## DIRECTION
Write out, exactly and only, the lines that run from the top of the records to the line with "var values = [38.8, 43.5, 17.6];". Include both ends; exclude pictures.

## Data items
--- BEGIN ---

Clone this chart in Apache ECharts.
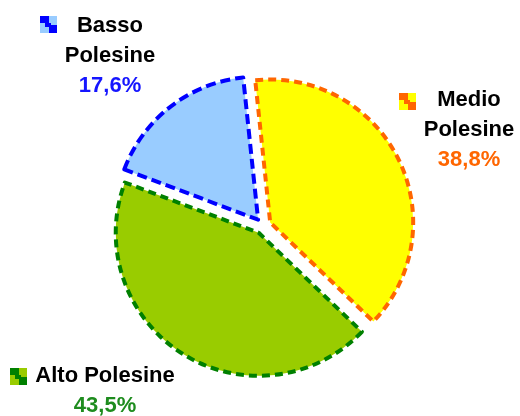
<!DOCTYPE html>
<html>
<head>
<meta charset="utf-8">
<script src="https://cdn.jsdelivr.net/npm/echarts@6/dist/echarts.min.js"></script>
<style>
html,body{margin:0;padding:0;background:#fff;}
#c{width:520px;height:416px;}
</style>
</head>
<body>
<div id="c"></div>
<script>
// ---- data ----
var categories = ['Medio\nPolesine', 'Alto Polesine', 'Basso\nPolesine'];
var values = [38.8, 43.5, 17.6];

// ---- styles ----
var fillColors = ['#FFFF00', '#99CC00', '#99CCFF'];
var borderColors = ['#FF6600', '#008000', '#0000FF'];
var valueColors = ['#FF6600', '#1E8C1E', '#1515FF'];
var dashes = [[8, 5], [8, 5], [10, 5]];
var labelPos = [[469, 130], [105, 391], [110, 56]];
var iconPos = [[399, 93], [10, 368], [40, 16]];

function fmt(v) { return v.toFixed(1).replace('.', ',') + '%'; }

var chart = echarts.init(document.getElementById('c'), null, {renderer: 'canvas'});

var data = categories.map(function (name, i) {
  return {
    name: name,
    value: values[i],
    selected: true,
    itemStyle: {
      color: fillColors[i],
      borderColor: borderColors[i],
      borderWidth: 4,
      borderType: dashes[i]
    }
  };
});

var FONT = 'Liberation Sans, Arial, sans-serif';
var graphics = [];
iconPos.forEach(function (p, i) {
  var d = borderColors[i], l = fillColors[i];
  graphics.push({
    type: 'group', x: p[0], y: p[1],
    children: [
      {type: 'rect', shape: {x: 0, y: 0, width: 17, height: 17}, style: {fill: l}},
      {type: 'rect', shape: {x: 0, y: 0, width: 9, height: 7}, style: {fill: d}},
      {type: 'rect', shape: {x: 5, y: 7, width: 6, height: 4}, style: {fill: d}},
      {type: 'rect', shape: {x: 9, y: 9, width: 8, height: 8}, style: {fill: d}}
    ]
  });
  var lines = categories[i].split('\n').map(function (s) { return '{n|' + s + '}'; });
  graphics.push({
    type: 'text',
    x: labelPos[i][0], y: labelPos[i][1],
    style: {
      text: lines.join('\n') + '\n{v|' + fmt(values[i]) + '}',
      align: 'center', verticalAlign: 'middle',
      rich: {
        n: {fontSize: 22, fontWeight: 'bold', fill: '#000', lineHeight: 30, fontFamily: FONT, align: 'center'},
        v: {fontSize: 22, fontWeight: 'bold', fill: valueColors[i], lineHeight: 30, fontFamily: FONT, align: 'center'}
      }
    }
  });
});

chart.setOption({
  animation: false,
  backgroundColor: '#fff',
  graphic: graphics,
  series: [{
    type: 'pie',
    center: [263, 226],
    radius: 143,
    startAngle: 96,
    clockwise: true,
    selectedMode: 'multiple',
    selectedOffset: 8,
    silent: true,
    emphasis: {disabled: true},
    label: {show: false},
    labelLine: {show: false},
    data: data
  }]
});
</script>
</body>
</html>
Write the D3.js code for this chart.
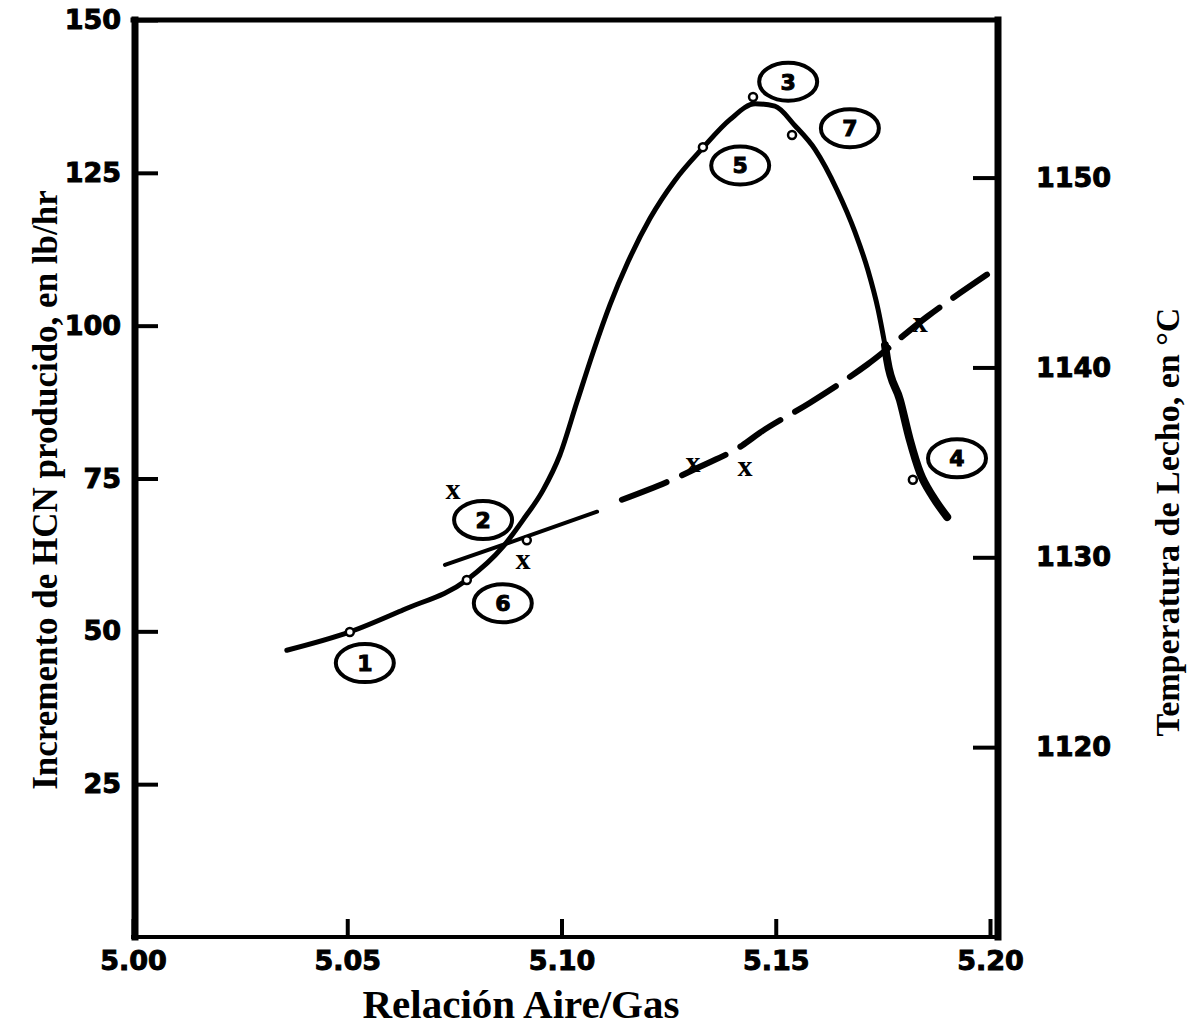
<!DOCTYPE html>
<html><head><meta charset="utf-8">
<script src="https://cdn.jsdelivr.net/npm/d3@7"></script>
<style>body{margin:0;background:#fff}</style>
</head><body>
<svg id="c" width="1190" height="1028"></svg>
<script>
// ---------- data ----------
const xTicks = [5.00, 5.05, 5.10, 5.15, 5.20];
const xTickLabels = ["5.00", "5.05", "5.10", "5.15", "5.20"];
const yLeftTicks = [150, 125, 100, 75, 50, 25];
const yLeftLabels = ["150", "125", "100", "75", "50", "25"];
const yRightTicks = [1150, 1140, 1130, 1120];
const yRightLabels = ["1150", "1140", "1130", "1120"];

// HCN curve (left axis, lb/hr)
const hcnCurveX = [5.0359, 5.0506, 5.0630, 5.0779, 5.0863, 5.0910, 5.0957, 5.0996, 5.1036, 5.1074, 5.1113, 5.1155, 5.1207, 5.1265, 5.1330, 5.1393, 5.1452, 5.1498, 5.1545, 5.1592, 5.1643, 5.1685, 5.1715, 5.1739, 5.1755];
const hcnCurveY = [46.9, 49.9, 53.5, 58.4, 63.8, 68.2, 73.1, 78.8, 87.5, 95.7, 103.4, 110.4, 117.6, 123.8, 129.1, 133.7, 136.3, 135.9, 132.7, 128.8, 122.2, 115.3, 109.1, 102.6, 96.8];
const hcnTailX = [5.1755, 5.1760, 5.1790, 5.1813, 5.1837, 5.1867, 5.1900];
const hcnTailY = [96.8, 94.4, 87.8, 81.3, 75.9, 72.0, 68.7];

// HCN measured points and their circled numbers
const hcnPointX = [5.0506, 5.0779, 5.0919, 5.1330, 5.1447, 5.1538, 5.1820];
const hcnPointY = [49.9, 58.4, 64.9, 129.2, 137.4, 131.2, 74.8];
const hcnPointLabel = ["1", "6", "2", "5", "3", "7", "4"];
const hcnLabelX = [5.0541, 5.0863, 5.0817, 5.1417, 5.1529, 5.1673, 5.1923];
const hcnLabelY = [44.8, 54.6, 68.2, 126.2, 139.9, 132.3, 78.3];

// Bed temperature line (right axis, °C)
const tempSolidX = [5.0728, 5.0903, 5.1083];
const tempSolidY = [1129.60, 1130.97, 1132.40];
const tempDashX = [5.1141, 5.1258, 5.1323, 5.1421, 5.1463, 5.1580, 5.1713, 5.1853, 5.1993];
const tempDashY = [1133.03, 1134.08, 1134.77, 1135.88, 1136.56, 1138.14, 1140.14, 1142.67, 1144.89];
const tempPointX = [5.0747, 5.0910, 5.1307, 5.1428, 5.1837];
const tempPointY = [1133.56, 1129.87, 1134.98, 1134.77, 1142.36];

// ---------- layout ----------
const svg = d3.select("#c");
const plotLeft = 133, plotRight = 990, plotTop = 20, plotBottom = 937;
const x = d3.scaleLinear().domain([5.0, 5.2]).range([plotLeft, plotRight]);
const yL = d3.scaleLinear().domain([0, 150]).range([plotBottom, plotTop]);
const yR = d3.scaleLinear().domain([1110, 1158.3]).range([plotBottom, plotTop]);
const frameRight = plotRight + 8;
const tickFont = "'DejaVu Sans', sans-serif";
const titleFont = "'Liberation Serif', 'Times New Roman', serif";

svg.append("rect").attr("width", 1190).attr("height", 1028).attr("fill", "#fff");

function styleAxis(g) {
  g.select(".domain").remove();
  g.selectAll(".tick line").attr("stroke", "#000").attr("stroke-width", 4);
  g.selectAll(".tick text").attr("fill", "#000").attr("font-family", tickFont)
    .attr("font-weight", "bold").attr("font-size", 27)
    .attr("stroke", "#000").attr("stroke-width", 1);
}

// bottom axis
svg.append("g").attr("transform", `translate(0,${plotBottom})`)
  .call(d3.axisBottom(x).tickValues(xTicks).tickFormat((d, i) => xTickLabels[i])
    .tickSizeInner(-18).tickSizeOuter(0).tickPadding(14))
  .call(styleAxis);

// left axis
svg.append("g").attr("transform", `translate(${plotLeft},0)`)
  .call(d3.axisLeft(yL).tickValues(yLeftTicks).tickFormat((d, i) => yLeftLabels[i])
    .tickSizeInner(-25).tickSizeOuter(0).tickPadding(12))
  .call(styleAxis);

// right axis
svg.append("g").attr("transform", `translate(${frameRight},0)`)
  .call(d3.axisRight(yR).tickValues(yRightTicks).tickFormat((d, i) => yRightLabels[i])
    .tickSizeInner(-25).tickSizeOuter(0).tickPadding(38))
  .call(styleAxis);

// frame
const frame = svg.append("g").attr("stroke", "#000").attr("stroke-linecap", "square");
frame.append("line").attr("x1", plotLeft).attr("x2", frameRight).attr("y1", plotTop).attr("y2", plotTop).attr("stroke-width", 5);
frame.append("line").attr("x1", plotLeft).attr("x2", frameRight).attr("y1", plotBottom).attr("y2", plotBottom).attr("stroke-width", 4);
frame.append("line").attr("x1", plotLeft + 2).attr("x2", plotLeft + 2).attr("y1", plotTop).attr("y2", plotBottom).attr("stroke-width", 7);
frame.append("line").attr("x1", frameRight).attr("x2", frameRight).attr("y1", plotTop).attr("y2", plotBottom).attr("stroke-width", 7);

// titles
svg.append("text").attr("x", 521).attr("y", 1018).attr("text-anchor", "middle")
  .attr("font-family", titleFont).attr("font-weight", "bold").attr("font-size", 41)
  .text("Relación Aire/Gas");
svg.append("text").attr("transform", "translate(57,490) rotate(-90)").attr("text-anchor", "middle")
  .attr("font-family", titleFont).attr("font-weight", "bold").attr("font-size", 35)
  .text("Incremento de HCN producido, en lb/hr");
svg.append("text").attr("transform", "translate(1179,522) rotate(-90)").attr("text-anchor", "middle")
  .attr("font-family", titleFont).attr("font-weight", "bold").attr("font-size", 34)
  .text("Temperatura de Lecho, en °C");

// curves
const lineGen = d3.line().curve(d3.curveMonotoneX);
const hcnMain = hcnCurveX.map((d, i) => [x(d), yL(hcnCurveY[i])]);
const hcnTail = hcnTailX.map((d, i) => [x(d), yL(hcnTailY[i])]);
svg.append("path").attr("d", lineGen(hcnMain)).attr("fill", "none").attr("stroke", "#000")
  .attr("stroke-width", 5).attr("stroke-linecap", "round").attr("stroke-linejoin", "round");
svg.append("path").attr("d", lineGen(hcnTail)).attr("fill", "none").attr("stroke", "#000")
  .attr("stroke-width", 8).attr("stroke-linecap", "round").attr("stroke-linejoin", "round");

const tSolid = tempSolidX.map((d, i) => [x(d), yR(tempSolidY[i])]);
const tDash = tempDashX.map((d, i) => [x(d), yR(tempDashY[i])]);
svg.append("path").attr("d", lineGen(tSolid)).attr("fill", "none").attr("stroke", "#000")
  .attr("stroke-width", 4).attr("stroke-linecap", "round");
svg.append("path").attr("d", lineGen(tDash)).attr("fill", "none").attr("stroke", "#000")
  .attr("stroke-width", 6).attr("stroke-linecap", "round").attr("stroke-dasharray", "48,17");

// HCN points
svg.append("g").selectAll("circle").data(hcnPointX).join("circle")
  .attr("cx", d => x(d)).attr("cy", (d, i) => yL(hcnPointY[i])).attr("r", 4)
  .attr("fill", "#fff").attr("stroke", "#000").attr("stroke-width", 2.5);

// circled labels
const lab = svg.append("g").selectAll("g").data(hcnPointLabel).join("g")
  .attr("transform", (d, i) => `translate(${x(hcnLabelX[i])},${yL(hcnLabelY[i])})`);
lab.append("ellipse").attr("rx", 29).attr("ry", 19).attr("fill", "#fff")
  .attr("stroke", "#000").attr("stroke-width", 4);
lab.append("text").attr("text-anchor", "middle").attr("dy", "0.36em")
  .attr("font-family", tickFont).attr("font-weight", "bold").attr("font-size", 22)
  .attr("stroke", "#000").attr("stroke-width", 1)
  .text(d => d);

// temperature points (x marks)
svg.append("g").selectAll("text").data(tempPointX).join("text")
  .attr("x", d => x(d)).attr("y", (d, i) => yR(tempPointY[i])).attr("dy", "0.3em")
  .attr("text-anchor", "middle").attr("font-family", titleFont).attr("font-weight", "bold")
  .attr("font-size", 30).text("x");
</script>
</body></html>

--- END ---

## SOLUTION
Clone this chart in Apache ECharts.
<!DOCTYPE html>
<html>
<head>
<meta charset="utf-8">
<script src="https://cdn.jsdelivr.net/npm/echarts@6/dist/echarts.min.js"></script>
<style>
html,body{margin:0;padding:0;background:#fff;}
#c{width:520px;height:416px;}
</style>
</head>
<body>
<div id="c"></div>
<script>
// ---- data ----
var categories = ['Medio\nPolesine', 'Alto Polesine', 'Basso\nPolesine'];
var values = [38.8, 43.5, 17.6];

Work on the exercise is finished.